Der fliegende Holländer en Turín

Escena de Der fliegende Holländer de Richard Wagner en Turín © Daniele Ratti

Mayo 19, 2024. El holandés errante de Willy Decker (repuesta en esta ocasión por Riccardo Fracchia) es un montaje muy conocido que se vio por primera vez en un escenario en París, hace un cuarto de siglo y fue ya visto en el Teatro Regio de Turín en 2012. Se trata de una producción nada descriptiva ni caligráfica, que no se basa en una narración ya descontada y muy conocida. 

El mar y el buque apenas se intuyen, estando el director alemán más interesado en el trasfondo psicológico del libreto wagneriano. Así, Decker propuso su espectáculo en la evocación de dos mundos: uno real, el material, y el otro fantástico, onírico e imaginario, que se comunicaban a través de una gigantesca puerta blanca situada en el costado derecho del escenario, sin necesidad de elementos escénicos particularmente significativos. Había solo mesas, sillas, cuerdas y poco más para un montaje verdaderamente minimalista pero estrechamente sugestivo en el que la música fue la verdadera protagonista. 

Sin embargo, fue justo con esta ópera, ejecutada por primera vez en Dresde en 1843, con la que Richard Wagner comenzó a utilizar en un modo siempre más consciente la técnica del leitmotiv, una técnica que luego refinaría permitiéndole transformar poco a poco a la orquesta en la voz interior de sus personajes con una sumersión psicológica sin precedentes. 

Se hubiera podido optar por la primera y más rara versión de la ópera, aquella que se puso en escena en el Königliches Hoftheater de Dresde el 2 de enero de 1843 bajo la conducción del propio compositor, quien posteriormente reelaboró la partitura aligerando la instrumentación y agregándole el leitmotiv de la redención, tanto en el final de la Obertura y hasta el final de la ópera, para llegar a la ejecución en un acto único (sin intervalos) tan deseada y finalmente preparada por Cósima Wagner en 1901.

Decía que hubiera sido más apta la versión de Dresde porque en el espectáculo de Decker no hay redención.
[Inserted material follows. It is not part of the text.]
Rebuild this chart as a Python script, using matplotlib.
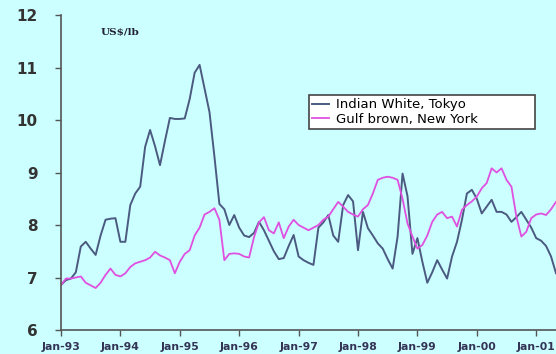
import matplotlib
matplotlib.use("Agg")
import matplotlib.pyplot as plt

# Monthly prices, Jan 1993 onwards (US$/lb)
indian_white_tokyo = [
    6.86, 6.95, 6.98, 7.10, 7.59, 7.68, 7.55, 7.43, 7.80, 8.10,
    8.12, 8.13, 7.68, 7.68, 8.38, 8.60, 8.73, 9.49, 9.81, 9.50,
    9.14, 9.60, 10.04, 10.02, 10.02, 10.03, 10.40, 10.90, 11.05, 10.60,
    10.15, 9.30, 8.40, 8.30, 8.00, 8.19, 7.95, 7.80, 7.77, 7.85,
    8.06, 7.90, 7.70, 7.50, 7.35, 7.37, 7.60, 7.81, 7.40, 7.33,
    7.28, 7.24, 7.95, 8.05, 8.19, 7.80, 7.68, 8.38, 8.57, 8.45,
    7.52, 8.25, 7.94, 7.80, 7.65, 7.55, 7.35, 7.17, 7.78, 8.98,
    8.55, 7.45, 7.75, 7.30, 6.90, 7.10, 7.33, 7.15, 6.98, 7.40,
    7.68, 8.10, 8.60, 8.67, 8.50, 8.22, 8.35, 8.48, 8.25, 8.25,
    8.20, 8.06, 8.15, 8.25, 8.10, 7.95, 7.75, 7.70, 7.60, 7.40,
    7.08,
]
gulf_brown_new_york = [
    6.86, 6.98, 6.98, 7.00, 7.02, 6.90, 6.85, 6.80, 6.90, 7.05,
    7.17, 7.05, 7.02, 7.08, 7.20, 7.27, 7.30, 7.33, 7.38, 7.49,
    7.42, 7.38, 7.33, 7.08, 7.30, 7.45, 7.52, 7.80, 7.95, 8.20,
    8.25, 8.32, 8.10, 7.33, 7.45, 7.46, 7.45, 7.40, 7.38, 7.77,
    8.05, 8.15, 7.90, 7.84, 8.05, 7.75, 7.97, 8.10, 8.00, 7.95,
    7.90, 7.95, 8.00, 8.10, 8.16, 8.30, 8.44, 8.35, 8.25, 8.20,
    8.16, 8.30, 8.38, 8.60, 8.86, 8.90, 8.92, 8.90, 8.86, 8.50,
    8.03, 7.78, 7.55, 7.62, 7.80, 8.06, 8.20, 8.25, 8.13, 8.16,
    7.97, 8.29, 8.38, 8.45, 8.54, 8.70, 8.80, 9.08, 9.00, 9.08,
    8.86, 8.73, 8.16, 7.78, 7.87, 8.13, 8.20, 8.22, 8.19, 8.30,
    8.44,
]
tick_labels = ["Jan-93", "Jan-94", "Jan-95", "Jan-96", "Jan-97",
               "Jan-98", "Jan-99", "Jan-00", "Jan-01"]
y_ticks = [6, 7, 8, 9, 10, 11, 12]

bg = "#ccffff"
months = list(range(len(indian_white_tokyo)))

fig = plt.figure(figsize=(5.56, 3.54), dpi=100, facecolor=bg)
ax = fig.add_axes([0.1097, 0.0678, 0.8903, 0.8898], facecolor=bg)

ax.plot(months, indian_white_tokyo, color="#4b5a80", lw=1.4,
        label="Indian White, Tokyo")
ax.plot(months, gulf_brown_new_york, color="#e050e0", lw=1.3,
        label="Gulf brown, New York")

ax.set_xlim(0, 100)
ax.set_ylim(6, 12)
ax.set_yticks(y_ticks)
ax.set_yticklabels([str(v) for v in y_ticks], fontsize=11, fontweight="bold",
                   color="#333333")
ax.set_xticks([12 * i for i in range(len(tick_labels))])
ax.set_xticklabels(tick_labels, fontsize=7.8, fontweight="bold", color="#333355")

for side in ("top", "right"):
    ax.spines[side].set_visible(False)
for side in ("left", "bottom"):
    ax.spines[side].set_color("#555555")
    ax.spines[side].set_linewidth(1.2)
ax.tick_params(axis="both", direction="out", color="#555555", length=4, width=1)
ax.tick_params(axis="y", pad=13)
ax.tick_params(axis="x", pad=5)

ax.text(7.9, 11.66, "US$/lb", fontsize=7.5, fontweight="bold",
        family="DejaVu Serif", color="#222233", va="center")

leg = ax.legend(loc="upper left", bbox_to_anchor=(0.501, 0.641, 0.457, 0.105),
                mode="expand", borderaxespad=0, fontsize=9.5,
                frameon=True, fancybox=False, handlelength=1.3,
                handletextpad=0.5, borderpad=0.25, labelspacing=0.1,
                edgecolor="#444444", facecolor="white", framealpha=1)
leg.get_frame().set_linewidth(1.2)

fig.savefig("out.png", dpi=100, facecolor=bg)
Senta lucha desde el inicio con su neurosis, y su subconsciente enfermo genera ilusiones, fantasmas que al final la llevarán al delirio y al suicidio. Todo lo que se refiere a la leyenda del holandés errante no es nada más que la proyección mental de su inestable psique. Así, Senta se convirtió en la verdadera protagonista. De hecho, apareció en escena desde el inicio de la ópera.

Nathalie Stutzmann, notable también por su carrera de contralto en el repertorio antiguo y que ya vestida de directora de orquesta trabajó en Bayreuth, impuso una conducción impulsiva, apremiante, pero a veces un poco pesada, y el equilibrio entre instrumentos de viento y cuerdas no se logró de manera óptima, quizás también por la falta de costumbre de la orquesta con este repertorio. De hecho, el último título wagneriano escuchado en el Regio, que fue Tristan und Isolde, se remonta a 2017. 

Brian Mulligan personificó con actitud y carácter un holandés creíble. Con una voz bien impostada y sólido en la conducción de la línea musical, el barítono estadounidense convenció también por su presencia escénica. Quizás le faltó un poco de mayor finura en el fraseo. Óptima estuvo también la Senta de Johanni Van Oostrum, soprano lírico que mostró cierta facilidad en sus salidas en el registro agudo. Su Senta fue intensa, de bello acento, pero un poco débil en el centro. Robert Watson prestó su voz a un Erik vigoroso, pero de timbre un poco leñoso y línea de canto un poco monocorde. 

Desafortunadamente, Gidon Saks (Daland) estuvo indispuesto y, sin embargo, participó en la función, pero su desempeño no es juzgable aun intuyendo sus indudables cualidades. Adecuado fue el aporte de Annely Peebo en el papel de Mary, mientras que Matthew Swenson cantó en modo ejemplar la parte del Timonel con su voz de tenor lírico y con dicción límpida. Al final, estuvo extraordinaria la prueba del Coro del Teatro Regio reforzado para la ocasión por el Coro Maghini, ambos bajo la atenta y precisa dirección de Ulisse Trabacchin.